Zum Verständnis: Alessandro leugnete anfangs seine Tat und war auch nach der Verurteilung im Oktober 1902 zu 30 Jahren Kerker verhärtet. Er verbüßte die Haft zunächst in Rom, dann an anderen Orten, teilweise auch mit Zwangsarbeit. Als ihn nach einiger Zeit der Bischof von Noto im Gefängnis besuchte, bedauerte er aufs Schmerzlichste seine Untat. Dieser seel­sorgliche Besuch und ein Traum (bei dem ihm die hl. Maria Goretti erschien) lösten die Verhärtung und befreiten seine Seele zur Umkehr. Nach der vorzeitigen Entlassung wegen guter Führung aus dem Gefängnis 1929 arbeitete der nun 47-Jährige zunächst als Maurer und wurde 1936 Klosterknecht (Gärtner) im Kapuzinerkloster Ascoli Piceno (er trat also nicht als Bruder ein, wie auch manchmal berichtet wird; allerdings schloss er sich dem franziskanischen 3. Orden an und erhielt dabei den Namen „Fra Stefano“). Er führte dort ein Leben der Buße.

Bedeutsam ist: Im Jahr 1937 hatte er den Mut gefunden, nach Corinaldo zu fahren (dem Geburtsort von Maria Goretti, wohin die Mutter mit ihren Kindern nach der Ermordung Mariettas zurückgekehrt war) und die Familie Goretti um Verzeihung für sein Verbrechen zu bitten. Er war vor Mamma Assunta auf die Knie gefallen, hatte sie gebeten: „Assunta, verzeiht mir!“, wor­auf die Mutter der Märtyrin – die schon in der Gerichtsver­handlung 1902 ihre Verzeihung ausgesprochen hatte - ant­wortete: „Sie hat Euch verziehen, GOTT hat Euch verziehen! Auch ich verzeihe Euch.“ Beide begaben sich dann zur Kirche und kommunizierten nebeneinander. Es war Weihnachten 1937! (Dies wird berichtet in der Lebensbeschreibung, die im Heiligtum der hl. Maria Goretti in Nettuno vertrieben wird, einer deutschen Übersetzung des italienischen Buches von P. Fortunato Ciomei und P. Simone Sconocchia: „Die hl. Maria Goretti in den Pontinischen Sümpfen“ [Nettuno 1980]. Auch in diesem Buch ist nichts von einer Anwesenheit des Mörders bei Selig- oder Heiligsprechung vermerkt!]

 

Der Autor der von uns verbreiteten Biographie, der bereits verstorbene Pfarrer Vinzenz Ruef, war mit dem italienischen Priester Don Wildo Casvecchia, Corinaldo, befreundet, der wiederum eng mit der Mutter der Heiligen, Maria Assunta Goretti-Carlini, bekannt war und sich bei der Selig- und Heiligsprechung in Rom jeweils in der Nähe der leidenden Greisin befand (sie starb 1954 im Alter von 88 Jahren). Don Wildo berichtet in einem von V. Ruef übersetzten, im Druck verbrei­teten Text „Im Gespräch mit Mamma Assunta“ ausführlich auch von seinem Besuch beim über 70-jährigen Alessandro Serenelli im Kapuzinerkloster in Ascoli Piceno. (Da Serenelli am 2.6.1882 geboren war, hat dieses Gespräch also nach 1952 stattgefunden. Gestorben ist Alessandro am 6. Mai 1979 im Kapuzinerkloster Macerata.)
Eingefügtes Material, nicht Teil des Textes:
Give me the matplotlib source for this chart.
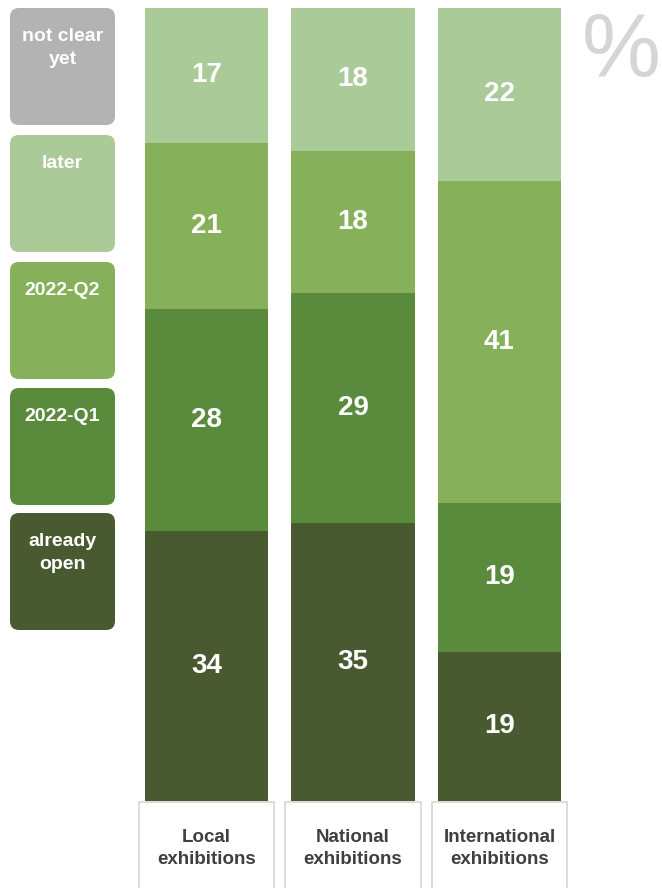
import matplotlib
matplotlib.use("Agg")
import matplotlib.pyplot as plt
from matplotlib.patches import FancyBboxPatch, Rectangle

plt.rcParams["font.family"] = ["Liberation Sans", "DejaVu Sans"]

# survey shares (%) per exhibition type
categories = ["Local\nexhibitions", "National\nexhibitions", "International\nexhibitions"]
already_open = [34, 35, 19]
q1_2022 = [28, 29, 19]
q2_2022 = [21, 18, 41]
later = [17, 18, 22]
not_clear = [0, 0, 0]

series_labels = ["already\nopen", "2022-Q1", "2022-Q2", "later", "not clear\nyet"]
series_values = [already_open, q1_2022, q2_2022, later, not_clear]
colors = ["#4a5a30", "#5a8b3c", "#86b05a", "#aacb97", "#b3b3b3"]

W, H = 662, 888
fig = plt.figure(figsize=(W / 100, H / 100), dpi=100)

# overlay in pixel units for the legend tiles and the % sign
bg = fig.add_axes([0, 0, 1, 1])
bg.set_xlim(0, W)
bg.set_ylim(H, 0)
bg.axis("off")

# stacked bars, each column scaled to 100 %
ax = fig.add_axes([145 / W, (H - 801) / H, 416 / W, 793 / H])
x = list(range(len(categories)))
totals = [sum(col) for col in zip(*series_values)]
bottom = [0.0] * len(categories)
for vals, col in zip(series_values, colors):
    heights = [v / t * 100 for v, t in zip(vals, totals)]
    ax.bar(x, heights, width=0.84, bottom=bottom, color=col, linewidth=0)
    for i, (v, h) in enumerate(zip(vals, heights)):
        if v > 0:
            ax.text(i, bottom[i] + h / 2, str(v), ha="center", va="center",
                    color="white", fontsize=20, fontweight="bold")
    bottom = [b + h for b, h in zip(bottom, heights)]

ax.set_xlim(-0.42, 2.42)
ax.set_ylim(0, 100)
ax.axis("off")

# category boxes under the bars (baseline of the last line is anchored)
for i, cat in enumerate(categories):
    ax.add_patch(Rectangle((i - 0.464, -0.1), 0.928, -13, facecolor="white",
                           edgecolor="#d6d6d6", linewidth=1.2, clip_on=False))
    ax.annotate(cat, (i, 0), xytext=(0, -45), textcoords="offset points",
                ha="center", va="baseline", color="#3f3f3f", fontsize=13.5,
                fontweight="bold", linespacing=1.36, annotation_clip=False)

# legend tiles, top to bottom
tile_top = [8, 135, 262, 388, 513]
line_pitch = 23
for top, lab, col in zip(tile_top, series_labels[::-1], colors[::-1]):
    bg.add_patch(FancyBboxPatch((10, top), 105, 117,
                                boxstyle="round,pad=0,rounding_size=9",
                                facecolor=col, edgecolor="none"))
    n_lines = lab.count("\n") + 1
    bg.text(62.5, top + 33 + (n_lines - 1) * line_pitch, lab, ha="center",
            va="baseline", color="white", fontsize=14, fontweight="bold",
            linespacing=1.45)

bg.text(621, 53, "%", ha="center", va="center", color="#d5d5d5", fontsize=64)

fig.savefig("out.png", dpi=100)
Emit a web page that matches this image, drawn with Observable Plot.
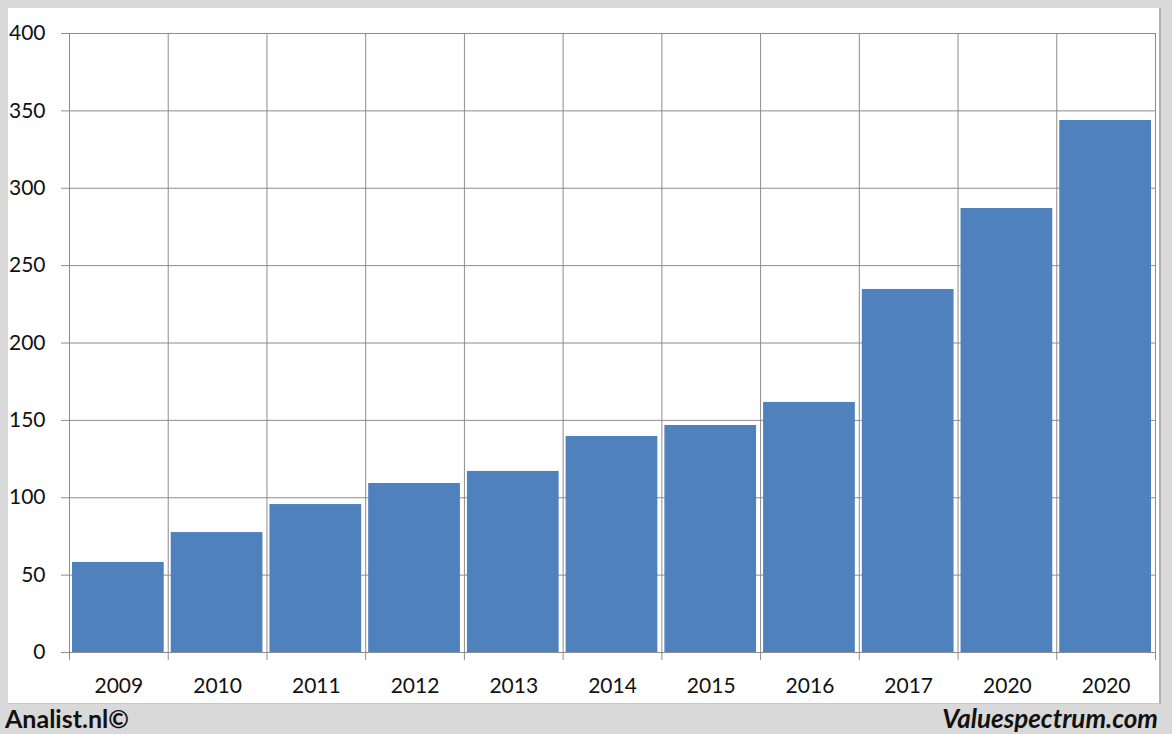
<!DOCTYPE html>
<html><head><meta charset="utf-8">
<script src="https://cdn.jsdelivr.net/npm/d3@7"></script>
<script src="https://cdn.jsdelivr.net/npm/@observablehq/plot@0.6"></script>
<style>
body{margin:0;}
#wrap{position:relative;width:1172px;height:734px;background:#d9d9d9;overflow:hidden;font-family:Lato,"Open Sans",sans-serif;}
#panel{position:absolute;left:8px;top:8px;width:1151px;height:695px;background:#fff;border-right:2px solid #b0b0b0;border-bottom:1px solid #c8c8c8;}
#chart{position:absolute;left:0;top:0;}
.foot{position:absolute;top:703px;font-weight:bold;font-size:25px;color:#111;line-height:30px;}
#fl{left:5px;}
#fr{right:14px;font-style:italic;font-size:26px;}
</style></head>
<body>
<div id="wrap"><div id="panel"></div><div id="chart"></div>
<div class="foot" id="fl">Analist.nl©</div>
<div class="foot" id="fr">Valuespectrum.com</div>
</div>
<script>
const years = ["2009","2010","2011","2012","2013","2014","2015","2016","2017","2020","2020"];
const values = [58.2, 77.5, 95.6, 109.2, 117, 139.6, 146.7, 161.6, 234.6, 286.9, 343.8];
const yTicks = [0,50,100,150,200,250,300,350,400];

const data = years.map((y,i)=>({i, year:y, value:values[i]}));
const bounds = d3.range(years.length+1);
const centers = years.map((_,i)=>i+0.5);
const grid = "#8c8c8c";

const chart = Plot.plot({
  width:1172, height:700,
  marginLeft:69, marginRight:17, marginTop:33, marginBottom:48,
  style:{background:"transparent", fontFamily:"Lato, 'Open Sans', sans-serif", color:"#111"},
  x:{domain:[0, years.length], axis:null},
  y:{domain:[0,400], axis:null},
  marks:[
    Plot.ruleY(yTicks, {stroke:grid, strokeWidth:1}),
    Plot.ruleX(bounds, {y1:0, y2:400, stroke:grid, strokeWidth:1}),
    Plot.rectY(data, {x:"i", interval:1, y:"value", fill:"#4F81BD", insetLeft:3, insetRight:4}),
    Plot.axisY({ticks:yTicks, tickSize:8, tickPadding:16, fontSize:21, stroke:grid, tickFormat:d=>d, label:null}),
    Plot.axisX({ticks:bounds, tickSize:8, tickFormat:()=>"", stroke:grid, label:null}),
    Plot.text(centers, {x:d=>d, frameAnchor:"bottom", dy:40, text:(d,i)=>years[i], fontSize:21, fill:"#111"})
  ]
});
document.getElementById("chart").appendChild(chart);
</script>
</body></html>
Don Wildo also referiert. Serenelli begab sich nicht nach Rom am 27. April 1947 und fuhr auch nicht zur Heilig­sprechung im Juni 1950. Er beteiligte sich auch nicht an der Feierlichkeit, die in Corinaldo gehalten wurde im Mai 1947 und im September 1950. Aber er kam später, privatim...“ – und zwar zu einem Besuch nach Corinaldo –- im November 1950, wo „er Mamma Assunta besuchte und in die der hl. Maria Goretti geweihten Krypta hinabstieg, um dort niederzuknien und vor dem Altar und vor der Reliquie seines Opfers zu be­ten“. - Aus diesem Dokument geht erneut hervor, dass der Mörder weder bei der Seligsprechung noch bei der Heiligspre­chung in Rom anwesend war.